Further, the order prohibited federal agents from "using hands-on physical force such as pulling or shoving to the ground, tackling, or body slamming" anyone "who is not causing an immediate threat of physical harm to others..."

The order also granted those claiming to be journalists the right to remain in an area undisturbed, even after an otherwise lawful dispersal order was given.

The ruling came at the conclusion of days of proceedings as part of an ongoing class action lawsuit launched by pro-immigrant activists, together with Chicago news organizations and trial lawyers who have made their name suing police, to win court orders blocking ICE from taking action against so-called "protestors" and activists who routinely seek to hamper and thwart federal immigration enforcement in the region.

The plaintiffs in the case have accused ICE of an unconstitutional "pattern of extreme brutality" amid a bid to "silence press and civilians."

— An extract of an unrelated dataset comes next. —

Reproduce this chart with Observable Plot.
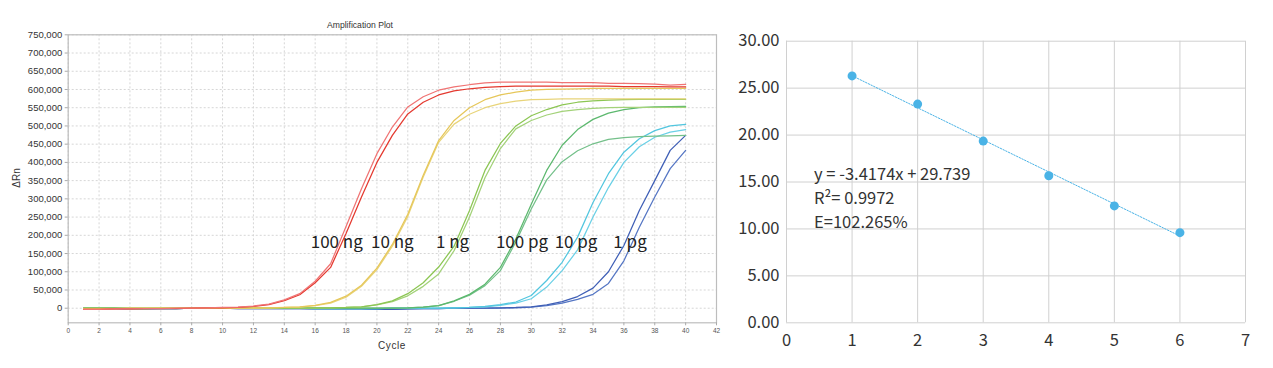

Federal agents asserted the control measures were necessitated by aggressive and hostile actions from activists, protestors and members of so-called "rapid response teams" who routinely follow ICE patrols and have been documented to attempt to interfere with arrests.

A Justice Department attorney, for instance, told the judge during the hearing that the case is really about "to what extent does the freedom of speech protect people throwing rocks, bottles, trespassing, pinning down law enforcement, slashing tires, wielding weapons."

In her ruling, Ellis conceded activists and "protestors" had engaged in violent acts against ICE agents. But she said she believed federal agents' response "shocked the conscience" in acting against people who Ellis described as merely neighbors “who have shown up for each other.”

As she delivered the ruling from the bench, Ellis also notably read from the Carl Sandburg poem, "Chicago," emphasizing the line: “And having answered so I turn once more to those who sneer at this my city, and I give them back the sneer."

Ellis' editorial flourishes directed at the Trump White House in her ruling were not addressed by the appellate panel.

The panel included Seventh Circuit judges Michael B. Brennan, Frank H. Easterbrook and Michael Y. Scudder.

In their ruling brushing back Ellis, the appellate judges said they believed that the White House was likely to "succeed on the merits" of its appeal that Judge Ellis went much too far in blocking federal officers from carrying out anti-riot and crowd control actions and placing herself again in a position to review every decision and action carried out by immigration officers as the carried out their duties.

"The preliminary injunction entered by the district court is overbroad," the appellate judges wrote. "In no uncertain terms, the district court's order enjoins an expansive range of defendants, including the President of the United States, the entire Departments of Homeland Security and Justice, and anyone acting in concert with them.

"... Further, the order requires the enjoined parties to submit for judicial review all current and future internal guidance, policies and directives regarding efforts to implement the order - a mandate impermissibly infringing on principles of separation of powers on this record."

The judges further said they had concerns over the ability of activists and other anti-ICE and anti-Trump plaintiffs in the action, as well as the journalist plaintiffs, to show the order is even still needed.

"Open questions remain whether plaintiffs have shown that the past harm they allegedly faced is likely to imminently happen to them in the future," the judges said. "A fear that such harm will recur is insufficient, on its own, to show standing for injunctive relief."

The appellate judges, however, said their ruling does not necessarily stop Ellis from trying again, cautioning observers and others to "not overread today's order."

They noted Ellis "has developed voluminous and robust factual findings" in the case. But they said any further order may need to be "more tailored and appropriate."